#### Supplied material:
========================================
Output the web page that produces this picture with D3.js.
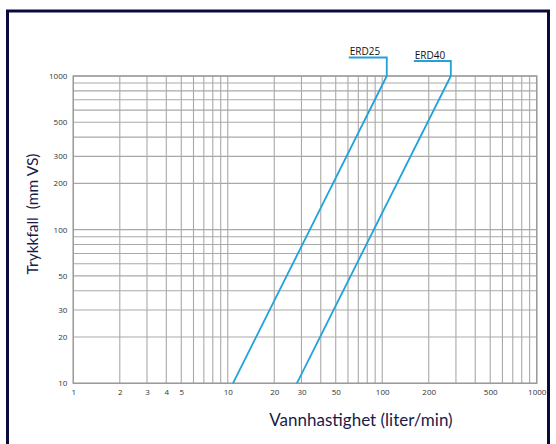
<!DOCTYPE html>
<html><head><meta charset="utf-8">
<script src="https://cdn.jsdelivr.net/npm/d3@7"></script>
<style>html,body{margin:0;padding:0;background:#fff;}svg{display:block;} text{white-space:pre;}</style>
</head><body>
<script>
// ---- data ----
const xTickLabels = [1,2,3,4,5,10,20,30,50,100,200,500,1000];
const yTickLabels = [10,20,30,50,100,200,300,500,1000];
const seriesNames = ["ERD25","ERD40"];
const flowERD25 = [10.8, 107];   // liter/min
const flowERD40 = [28, 278];
const pressure   = [10, 1000];   // mm VS
const xTitle = "Vannhastighet (liter/min)";
const yTitle = "Trykkfall  (mm VS)";

const W = 556, H = 444;
const svg = d3.select("body").append("svg").attr("width", W).attr("height", H);
svg.append("rect").attr("width", W).attr("height", H).attr("fill", "#fff");
// frame
svg.append("rect").attr("x", 7.5).attr("y", 11).attr("width", 541).attr("height", 450)
  .attr("fill", "none").attr("stroke", "#0b0b3b").attr("stroke-width", 3);

const L = 73.3, R = 536.7, T = 76, B = 383.3;
const x = d3.scaleLog().domain([1, 1000]).range([L, R]);
const y = d3.scaleLog().domain([10, 1000]).range([B, T]);

const gridCol = "#a9a9a9";
const g = svg.append("g");
// vertical grid
const xGrid = [];
[1,10,100].forEach(d => { for (let k = 1; k <= 9; k++) xGrid.push(d*k); });
xGrid.push(1000);
g.selectAll(".vx").data(xGrid).enter().append("line")
  .attr("x1", d => x(d)).attr("x2", d => x(d)).attr("y1", T).attr("y2", B)
  .attr("stroke", gridCol).attr("stroke-width", 1.1);
// horizontal grid
const yGrid = [];
[10,100].forEach(d => { for (let k = 1; k <= 9; k++) yGrid.push(d*k); });
yGrid.push(1000);
g.selectAll(".hy").data(yGrid).enter().append("line")
  .attr("x1", L).attr("x2", R).attr("y1", d => y(d)).attr("y2", d => y(d))
  .attr("stroke", gridCol).attr("stroke-width", 1.1);
// frame of plot
g.append("rect").attr("x", L).attr("y", T).attr("width", R - L).attr("height", B - T)
  .attr("fill", "none").attr("stroke", "#9a9a9a").attr("stroke-width", 1.4);

// axes tick labels
const xAxis = d3.axisBottom(x).tickValues(xTickLabels).tickFormat(d3.format("d")).tickSize(0).tickPadding(6);
const xa = svg.append("g").attr("transform", `translate(0,${B})`).call(xAxis);
xa.select(".domain").remove();
xa.selectAll("text").attr("font-family", "Open Sans, sans-serif").attr("font-size", 8).attr("fill", "#333");

const yAxis = d3.axisLeft(y).tickValues(yTickLabels).tickFormat(d3.format("d")).tickSize(0).tickPadding(6);
const ya = svg.append("g").attr("transform", `translate(${L},0)`).call(yAxis);
ya.select(".domain").remove();
ya.selectAll("text").attr("font-family", "Open Sans, sans-serif").attr("font-size", 8).attr("fill", "#333");

// series
const blue = "#22a1dc";
const series = [flowERD25, flowERD40].map((f, i) => ({name: seriesNames[i], pts: f.map((q, j) => [q, pressure[j]])}));
const line = d3.line().x(d => x(d[0])).y(d => y(d[1]));
svg.selectAll(".s").data(series).enter().append("path")
  .attr("d", d => line(d.pts)).attr("fill", "none").attr("stroke", blue).attr("stroke-width", 1.8);

// leader labels
const leaderTop = [57.5, 61];
const leaderLen = [38, 37];
series.forEach((s, i) => {
  const top = s.pts[1];
  const px = x(top[0]), py = y(top[1]);
  svg.append("path")
    .attr("d", `M${px},${py} L${px},${leaderTop[i]} L${px - leaderLen[i]},${leaderTop[i]}`)
    .attr("fill", "none").attr("stroke", blue).attr("stroke-width", 1.8);
  svg.append("text").attr("x", px - leaderLen[i] + 1).attr("y", leaderTop[i] - 2.5)
    .attr("font-family", "Open Sans, sans-serif").attr("font-size", 10).attr("fill", "#111")
    .text(s.name);
});

// titles
svg.append("text").attr("x", 361).attr("y", 426).attr("text-anchor", "middle")
  .attr("font-family", "Lato, sans-serif").attr("font-size", 17).attr("fill", "#1a1a4a").text(xTitle);
svg.append("text").attr("transform", "translate(38,214) rotate(-90)").attr("text-anchor", "middle")
  .attr("font-family", "Lato, sans-serif").attr("font-size", 15.5).attr("fill", "#1a1a4a").text(yTitle);
</script>
</body></html>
========================================
#### Work to be completed:
The listing above must be printed again exactly, minus its pictures.

#### Problem solution:
Output the web page that produces this picture with D3.js.
<!DOCTYPE html>
<html><head><meta charset="utf-8">
<script src="https://cdn.jsdelivr.net/npm/d3@7"></script>
<style>html,body{margin:0;padding:0;background:#fff;}svg{display:block;} text{white-space:pre;}</style>
</head><body>
<script>
// ---- data ----
const xTickLabels = [1,2,3,4,5,10,20,30,50,100,200,500,1000];
const yTickLabels = [10,20,30,50,100,200,300,500,1000];
const seriesNames = ["ERD25","ERD40"];
const flowERD25 = [10.8, 107];   // liter/min
const flowERD40 = [28, 278];
const pressure   = [10, 1000];   // mm VS
const xTitle = "Vannhastighet (liter/min)";
const yTitle = "Trykkfall  (mm VS)";

const W = 556, H = 444;
const svg = d3.select("body").append("svg").attr("width", W).attr("height", H);
svg.append("rect").attr("width", W).attr("height", H).attr("fill", "#fff");
// frame
svg.append("rect").attr("x", 7.5).attr("y", 11).attr("width", 541).attr("height", 450)
  .attr("fill", "none").attr("stroke", "#0b0b3b").attr("stroke-width", 3);

const L = 73.3, R = 536.7, T = 76, B = 383.3;
const x = d3.scaleLog().domain([1, 1000]).range([L, R]);
const y = d3.scaleLog().domain([10, 1000]).range([B, T]);

const gridCol = "#a9a9a9";
const g = svg.append("g");
// vertical grid
const xGrid = [];
[1,10,100].forEach(d => { for (let k = 1; k <= 9; k++) xGrid.push(d*k); });
xGrid.push(1000);
g.selectAll(".vx").data(xGrid).enter().append("line")
  .attr("x1", d => x(d)).attr("x2", d => x(d)).attr("y1", T).attr("y2", B)
  .attr("stroke", gridCol).attr("stroke-width", 1.1);
// horizontal grid
const yGrid = [];
[10,100].forEach(d => { for (let k = 1; k <= 9; k++) yGrid.push(d*k); });
yGrid.push(1000);
g.selectAll(".hy").data(yGrid).enter().append("line")
  .attr("x1", L).attr("x2", R).attr("y1", d => y(d)).attr("y2", d => y(d))
  .attr("stroke", gridCol).attr("stroke-width", 1.1);
// frame of plot
g.append("rect").attr("x", L).attr("y", T).attr("width", R - L).attr("height", B - T)
  .attr("fill", "none").attr("stroke", "#9a9a9a").attr("stroke-width", 1.4);

// axes tick labels
const xAxis = d3.axisBottom(x).tickValues(xTickLabels).tickFormat(d3.format("d")).tickSize(0).tickPadding(6);
const xa = svg.append("g").attr("transform", `translate(0,${B})`).call(xAxis);
xa.select(".domain").remove();
xa.selectAll("text").attr("font-family", "Open Sans, sans-serif").attr("font-size", 8).attr("fill", "#333");

const yAxis = d3.axisLeft(y).tickValues(yTickLabels).tickFormat(d3.format("d")).tickSize(0).tickPadding(6);
const ya = svg.append("g").attr("transform", `translate(${L},0)`).call(yAxis);
ya.select(".domain").remove();
ya.selectAll("text").attr("font-family", "Open Sans, sans-serif").attr("font-size", 8).attr("fill", "#333");

// series
const blue = "#22a1dc";
const series = [flowERD25, flowERD40].map((f, i) => ({name: seriesNames[i], pts: f.map((q, j) => [q, pressure[j]])}));
const line = d3.line().x(d => x(d[0])).y(d => y(d[1]));
svg.selectAll(".s").data(series).enter().append("path")
  .attr("d", d => line(d.pts)).attr("fill", "none").attr("stroke", blue).attr("stroke-width", 1.8);

// leader labels
const leaderTop = [57.5, 61];
const leaderLen = [38, 37];
series.forEach((s, i) => {
  const top = s.pts[1];
  const px = x(top[0]), py = y(top[1]);
  svg.append("path")
    .attr("d", `M${px},${py} L${px},${leaderTop[i]} L${px - leaderLen[i]},${leaderTop[i]}`)
    .attr("fill", "none").attr("stroke", blue).attr("stroke-width", 1.8);
  svg.append("text").attr("x", px - leaderLen[i] + 1).attr("y", leaderTop[i] - 2.5)
    .attr("font-family", "Open Sans, sans-serif").attr("font-size", 10).attr("fill", "#111")
    .text(s.name);
});

// titles
svg.append("text").attr("x", 361).attr("y", 426).attr("text-anchor", "middle")
  .attr("font-family", "Lato, sans-serif").attr("font-size", 17).attr("fill", "#1a1a4a").text(xTitle);
svg.append("text").attr("transform", "translate(38,214) rotate(-90)").attr("text-anchor", "middle")
  .attr("font-family", "Lato, sans-serif").attr("font-size", 15.5).attr("fill", "#1a1a4a").text(yTitle);
</script>
</body></html>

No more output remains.